__DIRECTIONS__. Leave out every picture, and retype exactly the lines from the line with "Write the Plotly code for this chart." through the line with "return (H - B - p) / ph", both ends included.

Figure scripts
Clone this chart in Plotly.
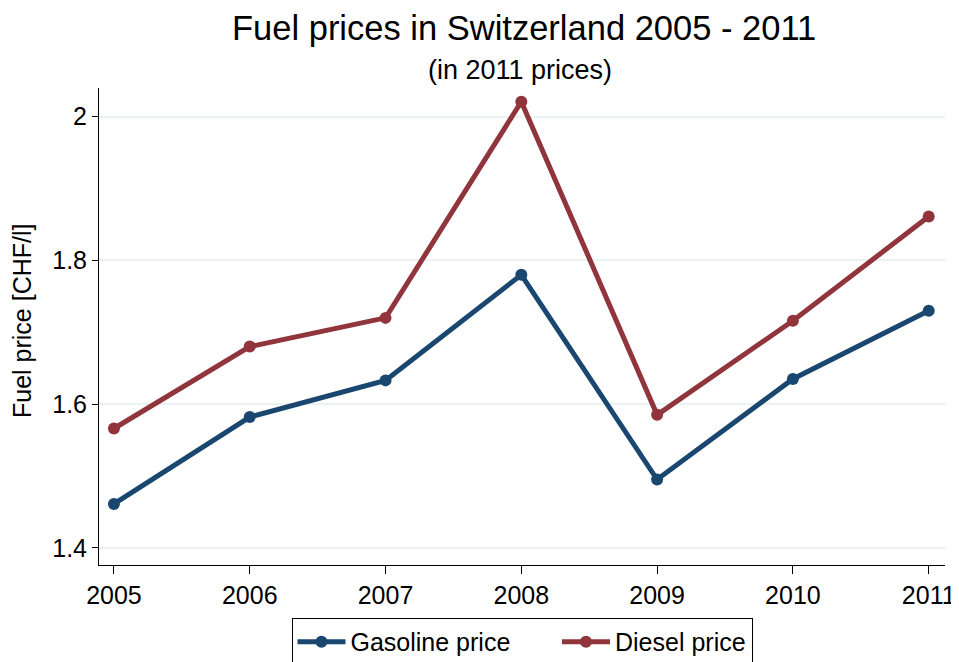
import plotly.graph_objects as go

years = [2005, 2006, 2007, 2008, 2009, 2010, 2011]
gasoline = [1.461, 1.582, 1.633, 1.780, 1.495, 1.635, 1.730]
diesel = [1.566, 1.680, 1.720, 2.021, 1.585, 1.716, 1.861]
y_ticks = [1.4, 1.6, 1.8, 2.0]
y_tick_labels = ['1.4', '1.6', '1.8', '2']

font_family = 'Liberation Sans, Arial, sans-serif'
pad = '\u00a0' * 6  # spacing between the two legend entries

fig = go.Figure()
fig.add_trace(go.Scatter(
    x=years, y=gasoline, mode='lines+markers', name='Gasoline price' + pad,
    line=dict(color='#1a476f', width=5),
    marker=dict(color='#1a476f', size=12)
))
fig.add_trace(go.Scatter(
    x=years, y=diesel, mode='lines+markers', name='Diesel price',
    line=dict(color='#90353b', width=5),
    marker=dict(color='#90353b', size=12)
))

# page body has an 8px margin, so the figure is 8px smaller than the window
fig.update_layout(
    width=951, height=654,
    paper_bgcolor='white',
    plot_bgcolor='white',
    font=dict(family=font_family, color='black', size=25),
    margin=dict(l=91, r=14, t=80, b=97, autoexpand=False),
    annotations=[
        dict(text='Fuel prices in Switzerland 2005 - 2011', xref='paper', yref='paper',
             x=0.502, y=1.1258, xanchor='center', yanchor='middle',
             showarrow=False, font=dict(size=34.5, color='black')),
        dict(text='(in 2011 prices)', xref='paper', yref='paper',
             x=0.498, y=1.0377, xanchor='center', yanchor='middle',
             showarrow=False, font=dict(size=27, color='black')),
        dict(text='Fuel price [CHF/l]', xref='paper', yref='paper',
             x=-0.091, y=0.5115, xanchor='center', yanchor='middle', textangle=-90,
             showarrow=False, font=dict(size=25, color='black')),
    ],
    xaxis=dict(
        range=[2004.89, 2011.12],
        tickvals=years,
        showgrid=False, zeroline=False, automargin=False,
        showline=True, linecolor='black', linewidth=1,
        ticks='outside', ticklen=8, tickcolor='black',
        tickfont=dict(size=25)
    ),
    yaxis=dict(
        range=[1.376, 2.040],
        tickvals=y_ticks, ticktext=y_tick_labels,
        showgrid=True, gridcolor='#eaf2f3', gridwidth=2,
        zeroline=False, automargin=False,
        showline=True, linecolor='black', linewidth=1,
        ticks='outside', ticklen=6, tickcolor='black',
        tickfont=dict(size=25)
    ),
    legend=dict(
        orientation='h', x=0.5, xanchor='center', y=-0.111, yanchor='top',
        bordercolor='black', borderwidth=1, bgcolor='white',
        font=dict(size=25), itemwidth=48
    ),
    showlegend=True
)

fig.write_html('out.html')
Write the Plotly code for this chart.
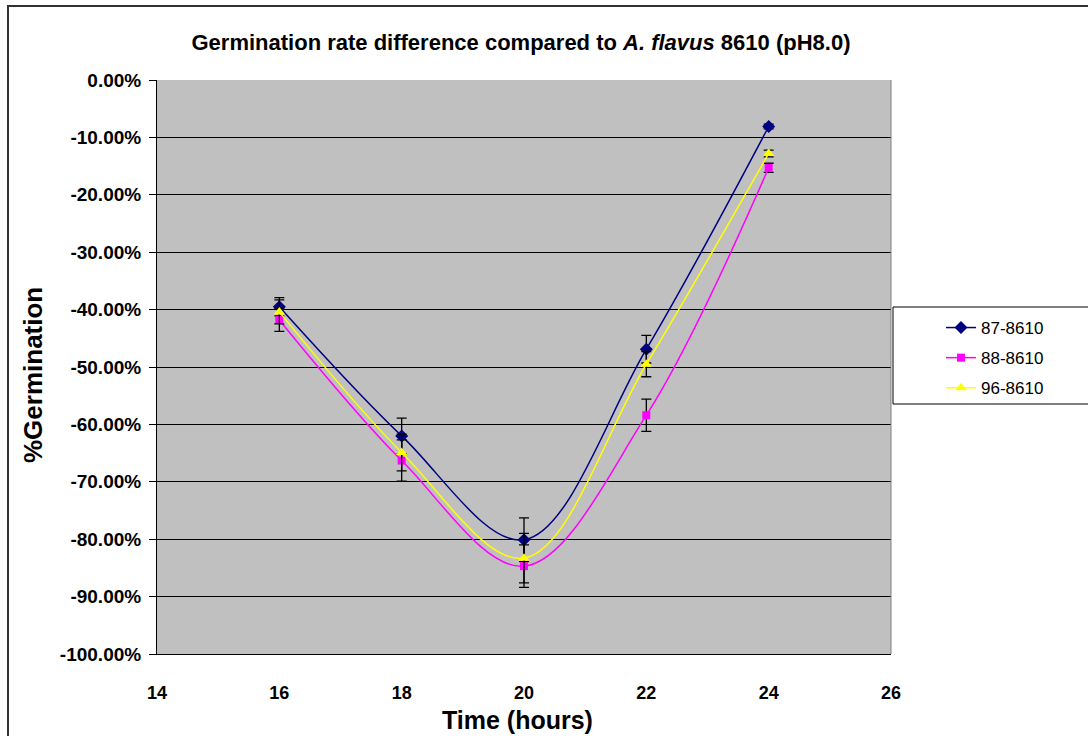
import plotly.graph_objects as go

# Sampling times (hours)
hours = [16, 18, 20, 22, 24]

# Germination rate difference relative to A. flavus 8610 (fraction)
s87 = [-0.395, -0.620, -0.801, -0.469, -0.081]
s88 = [-0.418, -0.663, -0.847, -0.584, -0.153]
s96 = [-0.404, -0.649, -0.833, -0.495, -0.128]

# Error bar half-lengths (fraction)
e87 = [0.016, 0.031, 0.038, 0.024, 0.004]
e88 = [0.020, 0.036, 0.037, 0.028, 0.008]
e96 = [0.021, 0.032, 0.043, 0.022, 0.006]

series_names = ["87-8610", "88-8610", "96-8610"]

y_tickvals = [0.0, -0.1, -0.2, -0.3, -0.4, -0.5, -0.6, -0.7, -0.8, -0.9, -1.0]
y_ticktext = ["0.00%", "-10.00%", "-20.00%", "-30.00%", "-40.00%", "-50.00%",
              "-60.00%", "-70.00%", "-80.00%", "-90.00%", "-100.00%"]
x_tickvals = [14, 16, 18, 20, 22, 24, 26]

FONT = "Liberation Sans, Arial, sans-serif"

styles = [
    dict(color="#000080", symbol="diamond", size=10),
    dict(color="#FF00FF", symbol="square", size=8),
    dict(color="#FFFF00", symbol="triangle-up", size=10),
]

fig = go.Figure()
for name, ys, errs, st in zip(series_names, [s87, s88, s96], [e87, e88, e96], styles):
    fig.add_trace(go.Scatter(
        x=hours, y=ys, name=name, legendgroup=name,
        mode="lines+markers",
        line=dict(color=st["color"], width=1.5, shape="spline", smoothing=1.0),
        marker=dict(color=st["color"], symbol=st["symbol"], size=st["size"],
                    line=dict(width=0)),
        error_y=dict(type="data", array=errs, visible=True,
                     color="black", thickness=1.3, width=5),
    ))

W, H = 1088, 736
L, R, T, B = 157, 197, 80, 82
pw, ph = W - L - R, H - T - B


def px_x(p):
    return (p - L) / pw


def px_y(p):
    return (H - B - p) / ph


fig.update_layout(
    width=W, height=H,
    margin=dict(l=L, r=R, t=T, b=B),
    paper_bgcolor="white",
    plot_bgcolor="#C0C0C0",
    font=dict(family=FONT, color="black"),
    title=dict(
        text="Germination rate difference compared to <i>A. flavus</i> 8610 (pH8.0)",
        font=dict(family=FONT, size=22, weight="bold", color="black"),
        xref="paper", x=px_x(521), xanchor="center",
        yref="container", y=1 - 42 / H, yanchor="middle",
    ),
    xaxis=dict(
        range=[14, 26], tickvals=x_tickvals, ticks="",
        showgrid=False, zeroline=False,
        showline=True, linecolor="black", linewidth=1,
        tickfont=dict(family=FONT, size=18, weight="bold"),
        ticklabelstandoff=22,
    ),
    yaxis=dict(
        range=[-1.0, 0.0], tickvals=y_tickvals, ticktext=y_ticktext,
        ticks="outside", ticklen=7, tickcolor="black", tickwidth=1,
        showgrid=True, gridcolor="black", gridwidth=1, zeroline=False,
        showline=True, linecolor="black", linewidth=1,
        tickfont=dict(family=FONT, size=19, weight="bold"),
        ticklabelstandoff=4,
    ),
    legend=dict(
        x=px_x(941), y=px_y(310), xanchor="left", yanchor="top",
        bgcolor="rgba(0,0,0,0)", borderwidth=0,
        font=dict(family=FONT, size=17, color="black"),
        tracegroupgap=5,
    ),
    annotations=[
        dict(text="Time (hours)", xref="paper", yref="paper",
             x=px_x(517), y=px_y(720), xanchor="center", yanchor="middle",
             showarrow=False, font=dict(family=FONT, size=25, weight="bold")),
        dict(text="%Germination", xref="paper", yref="paper",
             x=px_x(33), y=px_y(375), xanchor="center", yanchor="middle",
             textangle=-90,
             showarrow=False, font=dict(family=FONT, size=26, weight="bold")),
    ],
    shapes=[
        # outer chart border
        dict(type="rect", xref="paper", yref="paper",
             x0=px_x(8), x1=px_x(1100), y0=px_y(6), y1=px_y(760),
             line=dict(color="#333333", width=2), layer="above"),
        # plot area frame (right edge)
        dict(type="line", xref="paper", yref="paper",
             x0=1, x1=1, y0=0, y1=1, line=dict(color="#808080", width=1)),
        # legend box
        dict(type="rect", xref="paper", yref="paper",
             x0=px_x(893), x1=px_x(1100), y0=px_y(307), y1=px_y(404),
             line=dict(color="black", width=1), fillcolor="white", layer="above"),
    ],
)

fig.write_html("out.html")
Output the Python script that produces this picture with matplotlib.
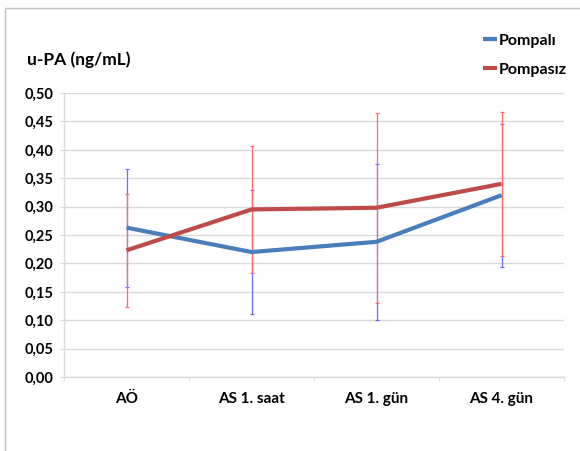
import matplotlib
matplotlib.use("Agg")
import matplotlib.pyplot as plt
from matplotlib.patches import Rectangle

categories = ["AÖ", "AS 1. saat", "AS 1. gün", "AS 4. gün"]
pompali = [0.263, 0.220, 0.238, 0.320]
pompali_sd = [0.104, 0.109, 0.137, 0.126]
pompasiz = [0.223, 0.295, 0.298, 0.340]
pompasiz_sd = [0.100, 0.112, 0.167, 0.127]
yticks = [0.0, 0.05, 0.10, 0.15, 0.20, 0.25, 0.30, 0.35, 0.40, 0.45, 0.50]

plt.rcParams["font.family"] = ["Lato", "DejaVu Sans"]

W, H = 580, 451
fig = plt.figure(figsize=(W / 100, H / 100), dpi=100)
fig.patch.set_facecolor("white")

# outer frame of the chart object
fig.patches.append(Rectangle((5 / W, -0.1), 1.2, 1.1 - 8 / H, transform=fig.transFigure,
                             fill=False, edgecolor="#bfbfbf", linewidth=1.0))

ax = fig.add_axes([64 / W, 1 - 377 / H, (564 - 64) / W, (377 - 93) / H])
x = list(range(len(categories)))

grid_c = "#d9d9d9"
ax.set_xlim(-0.5, len(categories) - 0.5)
ax.set_ylim(0, 0.5)
ax.set_yticks(yticks)
ax.set_yticklabels([f"{v:.2f}".replace(".", ",") for v in yticks])
ax.yaxis.grid(True, color=grid_c, linewidth=1.0)
ax.set_axisbelow(True)
for s in ["top", "right"]:
    ax.spines[s].set_visible(False)
for s in ["left", "bottom"]:
    ax.spines[s].set_color(grid_c)
    ax.spines[s].set_linewidth(1.0)

ax.set_xticks(x)
ax.set_xticklabels(categories)
ax.set_xticks([i - 0.5 for i in range(len(categories) + 1)], minor=True)
ax.tick_params(axis="x", which="major", length=0, pad=11, labelsize=11)
ax.tick_params(axis="x", which="minor", length=3, color=grid_c, direction="out")
ax.tick_params(axis="y", length=3, color=grid_c, pad=4.5, labelsize=10.5)
for lab in ax.get_xticklabels() + ax.get_yticklabels():
    lab.set_fontweight("bold")

ax.errorbar(x, pompali, yerr=pompali_sd, fmt="none", ecolor="#6b6bff",
            elinewidth=0.9, capsize=1.6, capthick=0.9, zorder=3)
ax.errorbar(x, pompasiz, yerr=pompasiz_sd, fmt="none", ecolor="#ff6b6b",
            elinewidth=0.9, capsize=1.6, capthick=0.9, zorder=4)

l1, = ax.plot(x, pompali, color="#4a7ebb", linewidth=3.0, zorder=5,
              solid_capstyle="butt", label="Pompalı")
l2, = ax.plot(x, pompasiz, color="#be4b48", linewidth=3.0, zorder=6,
              solid_capstyle="butt", label="Pompasız")

fig.text(27 / W, 1 - 60 / H, "u-PA (ng/mL)", fontsize=12.5, fontweight="bold",
         ha="left", va="center")

leg = fig.legend(handles=[l1, l2], loc="upper left",
                 bbox_to_anchor=(469 / W, 1 - 19 / H), frameon=False,
                 handlelength=0.88, handletextpad=0.08, labelspacing=0.95,
                 prop={"weight": "bold", "size": 11.5})

fig.savefig("out.png", dpi=100, facecolor="white")
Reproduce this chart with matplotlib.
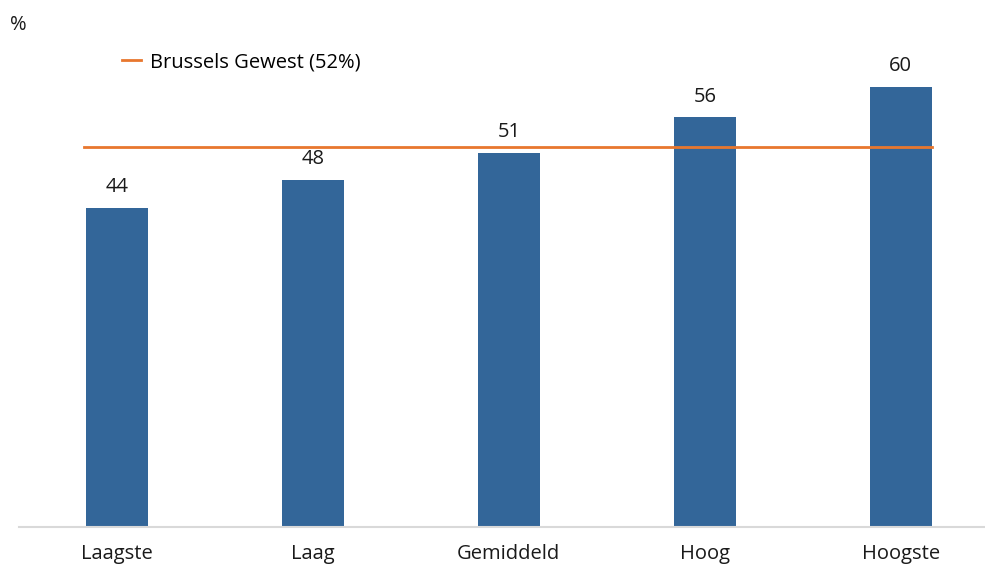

__PROBLEM SOLUTION__.
Write the Plotly code for this chart.
import plotly.graph_objects as go

# Sampling times (hours)
hours = [16, 18, 20, 22, 24]

# Germination rate difference relative to A. flavus 8610 (fraction)
s87 = [-0.395, -0.620, -0.801, -0.469, -0.081]
s88 = [-0.418, -0.663, -0.847, -0.584, -0.153]
s96 = [-0.404, -0.649, -0.833, -0.495, -0.128]

# Error bar half-lengths (fraction)
e87 = [0.016, 0.031, 0.038, 0.024, 0.004]
e88 = [0.020, 0.036, 0.037, 0.028, 0.008]
e96 = [0.021, 0.032, 0.043, 0.022, 0.006]

series_names = ["87-8610", "88-8610", "96-8610"]

y_tickvals = [0.0, -0.1, -0.2, -0.3, -0.4, -0.5, -0.6, -0.7, -0.8, -0.9, -1.0]
y_ticktext = ["0.00%", "-10.00%", "-20.00%", "-30.00%", "-40.00%", "-50.00%",
              "-60.00%", "-70.00%", "-80.00%", "-90.00%", "-100.00%"]
x_tickvals = [14, 16, 18, 20, 22, 24, 26]

FONT = "Liberation Sans, Arial, sans-serif"

styles = [
    dict(color="#000080", symbol="diamond", size=10),
    dict(color="#FF00FF", symbol="square", size=8),
    dict(color="#FFFF00", symbol="triangle-up", size=10),
]

fig = go.Figure()
for name, ys, errs, st in zip(series_names, [s87, s88, s96], [e87, e88, e96], styles):
    fig.add_trace(go.Scatter(
        x=hours, y=ys, name=name, legendgroup=name,
        mode="lines+markers",
        line=dict(color=st["color"], width=1.5, shape="spline", smoothing=1.0),
        marker=dict(color=st["color"], symbol=st["symbol"], size=st["size"],
                    line=dict(width=0)),
        error_y=dict(type="data", array=errs, visible=True,
                     color="black", thickness=1.3, width=5),
    ))

W, H = 1088, 736
L, R, T, B = 157, 197, 80, 82
pw, ph = W - L - R, H - T - B


def px_x(p):
    return (p - L) / pw


def px_y(p):
    return (H - B - p) / ph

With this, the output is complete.